#### Problem requirements:
What is the number of lines in the data that hold the string "matplotlib"? Reply with that number only.

— START OF Data excerpt —

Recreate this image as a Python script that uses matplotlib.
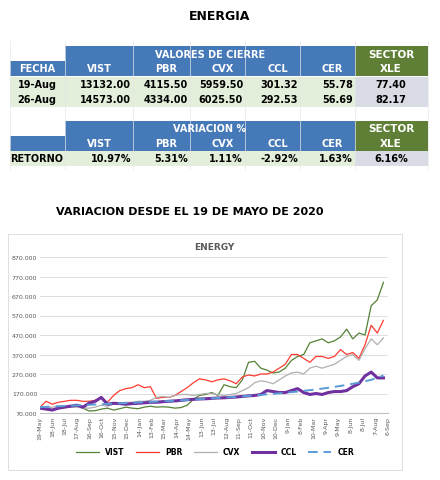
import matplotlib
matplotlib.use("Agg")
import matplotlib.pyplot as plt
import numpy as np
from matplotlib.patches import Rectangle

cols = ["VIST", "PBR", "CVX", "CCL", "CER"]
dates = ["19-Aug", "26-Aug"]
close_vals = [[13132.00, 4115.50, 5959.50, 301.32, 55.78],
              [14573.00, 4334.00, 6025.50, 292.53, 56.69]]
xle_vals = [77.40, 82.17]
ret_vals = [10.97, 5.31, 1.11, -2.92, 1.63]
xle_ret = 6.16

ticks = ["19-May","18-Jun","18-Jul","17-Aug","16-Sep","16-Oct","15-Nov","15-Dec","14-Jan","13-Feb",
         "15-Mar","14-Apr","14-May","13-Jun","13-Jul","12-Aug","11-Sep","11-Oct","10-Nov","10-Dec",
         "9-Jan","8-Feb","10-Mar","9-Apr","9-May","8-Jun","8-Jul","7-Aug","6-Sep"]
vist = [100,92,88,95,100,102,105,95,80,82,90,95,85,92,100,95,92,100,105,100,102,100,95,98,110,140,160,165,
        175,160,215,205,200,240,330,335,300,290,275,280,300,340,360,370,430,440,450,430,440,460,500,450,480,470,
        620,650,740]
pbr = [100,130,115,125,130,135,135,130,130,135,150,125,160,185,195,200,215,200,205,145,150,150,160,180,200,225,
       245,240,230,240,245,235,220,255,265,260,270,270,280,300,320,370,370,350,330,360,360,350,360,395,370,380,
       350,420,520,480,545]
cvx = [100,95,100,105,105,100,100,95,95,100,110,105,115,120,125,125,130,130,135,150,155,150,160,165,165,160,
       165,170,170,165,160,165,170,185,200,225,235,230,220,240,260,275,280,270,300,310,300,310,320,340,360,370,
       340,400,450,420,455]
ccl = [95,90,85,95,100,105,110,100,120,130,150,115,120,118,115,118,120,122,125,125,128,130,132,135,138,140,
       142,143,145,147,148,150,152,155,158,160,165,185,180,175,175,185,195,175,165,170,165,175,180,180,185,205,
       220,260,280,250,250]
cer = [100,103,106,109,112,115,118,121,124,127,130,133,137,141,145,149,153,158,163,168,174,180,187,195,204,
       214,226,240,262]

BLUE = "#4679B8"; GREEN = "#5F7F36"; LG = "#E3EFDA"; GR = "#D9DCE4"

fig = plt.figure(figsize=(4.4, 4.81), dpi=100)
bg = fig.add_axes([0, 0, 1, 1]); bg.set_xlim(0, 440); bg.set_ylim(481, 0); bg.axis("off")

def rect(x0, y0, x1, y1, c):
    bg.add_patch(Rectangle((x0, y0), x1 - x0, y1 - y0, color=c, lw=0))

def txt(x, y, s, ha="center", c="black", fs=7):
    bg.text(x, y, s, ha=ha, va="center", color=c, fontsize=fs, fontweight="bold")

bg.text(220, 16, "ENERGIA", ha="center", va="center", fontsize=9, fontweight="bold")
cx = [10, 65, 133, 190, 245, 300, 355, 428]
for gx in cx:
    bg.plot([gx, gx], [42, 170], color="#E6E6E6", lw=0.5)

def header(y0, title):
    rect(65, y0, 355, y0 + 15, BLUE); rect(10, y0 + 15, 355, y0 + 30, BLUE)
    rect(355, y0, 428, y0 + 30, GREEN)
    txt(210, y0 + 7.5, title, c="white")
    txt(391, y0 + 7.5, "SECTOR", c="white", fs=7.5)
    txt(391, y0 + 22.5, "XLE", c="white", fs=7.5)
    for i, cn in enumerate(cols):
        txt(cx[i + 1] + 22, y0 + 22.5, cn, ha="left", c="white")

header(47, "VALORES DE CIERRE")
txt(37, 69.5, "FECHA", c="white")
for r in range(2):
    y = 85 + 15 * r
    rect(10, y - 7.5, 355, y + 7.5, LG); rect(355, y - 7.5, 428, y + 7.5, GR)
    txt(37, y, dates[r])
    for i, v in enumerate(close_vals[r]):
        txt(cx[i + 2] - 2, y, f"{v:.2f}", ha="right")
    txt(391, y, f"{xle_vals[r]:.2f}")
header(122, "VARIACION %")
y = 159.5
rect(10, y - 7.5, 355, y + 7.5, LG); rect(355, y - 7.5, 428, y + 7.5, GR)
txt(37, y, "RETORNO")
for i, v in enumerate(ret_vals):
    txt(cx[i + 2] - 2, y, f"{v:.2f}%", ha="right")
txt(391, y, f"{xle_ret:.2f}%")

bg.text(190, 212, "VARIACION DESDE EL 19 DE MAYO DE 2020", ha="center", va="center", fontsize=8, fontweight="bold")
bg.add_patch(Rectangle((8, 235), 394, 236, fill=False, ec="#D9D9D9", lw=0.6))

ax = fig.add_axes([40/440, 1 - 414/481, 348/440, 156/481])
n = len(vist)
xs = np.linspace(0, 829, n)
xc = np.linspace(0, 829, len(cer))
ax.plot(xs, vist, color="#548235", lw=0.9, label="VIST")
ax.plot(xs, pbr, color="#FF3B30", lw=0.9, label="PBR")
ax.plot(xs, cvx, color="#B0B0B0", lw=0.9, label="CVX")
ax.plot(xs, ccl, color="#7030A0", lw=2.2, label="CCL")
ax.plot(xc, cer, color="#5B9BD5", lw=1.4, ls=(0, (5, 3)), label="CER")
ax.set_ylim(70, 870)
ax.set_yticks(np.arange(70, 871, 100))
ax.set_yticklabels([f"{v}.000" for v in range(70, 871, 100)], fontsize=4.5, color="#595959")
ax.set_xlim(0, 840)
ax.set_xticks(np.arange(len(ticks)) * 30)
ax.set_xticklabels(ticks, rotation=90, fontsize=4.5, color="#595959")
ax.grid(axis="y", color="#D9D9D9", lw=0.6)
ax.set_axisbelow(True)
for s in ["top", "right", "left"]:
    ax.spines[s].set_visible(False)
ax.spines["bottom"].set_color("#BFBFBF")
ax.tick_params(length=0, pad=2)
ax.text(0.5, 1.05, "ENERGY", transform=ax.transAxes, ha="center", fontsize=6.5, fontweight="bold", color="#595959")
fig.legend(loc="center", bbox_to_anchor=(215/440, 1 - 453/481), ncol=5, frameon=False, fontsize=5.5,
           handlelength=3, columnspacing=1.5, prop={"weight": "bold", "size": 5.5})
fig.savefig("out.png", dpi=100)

— END OF Data excerpt —

#### Answer to the problem:
5